A Taste of How Social Media Can Support Promotional Efforts
The most interesting point to consider in the article and the one that holds a lesson for hospitals is: “Because even if the majority of consumers will never see one, much less eat one, the fast food giant is getting more free publicity than it could ever buy.”
McDonald’s jumpstarted the blogosphere conversation about the McRib by offering the product for a limited time. Don’t worry. I’m not advocating that hospitals withhold a service so they can roll it out once a year to a big publicity splash. (“Sorry, we only run our cardiac unit in October.”) But hospitals can jumpstart buzz about services by being generous with information and linking short-lived promotions to long-lived social media.
For example, a hospital’s sleep disorder center could create a buzz by setting up a glass “bedroom” in an indoor mall and conducting an actual sleep study. Film the whole thing and let everyone who walks by know that they can go to your YouTube Channel or website to see the complete study in fast motion.
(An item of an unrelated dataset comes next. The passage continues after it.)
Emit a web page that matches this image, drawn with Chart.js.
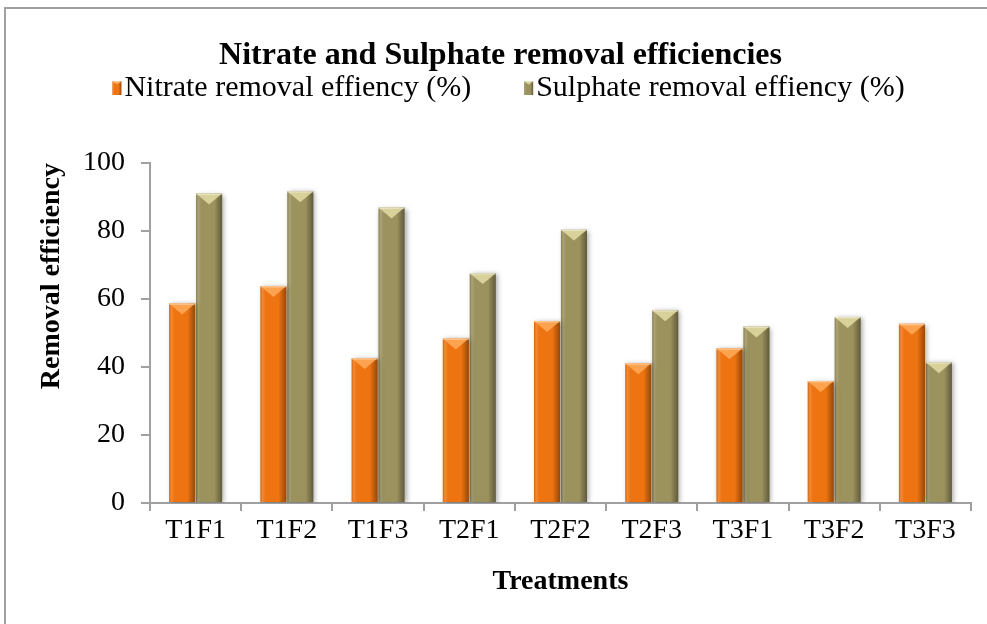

Hand out herbal tea packets with your YouTube Channel and website address and provocative information, such as:
You may not immediately recognize a sleep disorder, since some of the symptoms are often overlooked:
- Achy or restless legs at night
- Frequent morning headaches
- Frequent night-time urination
- Weight gain
- Memory loss
- Excessive daytime sleepiness
- Difficulty falling or staying asleep
- Heavy snoring
- Sleep walking, talking or other unusual sleep behavior
Back to the McRib lesson … most of your community will never need or experience a sleep study, but if they do or someone they know does, they’ll head to YouTube to find that fast motion video of that sleep study they saw in the mall.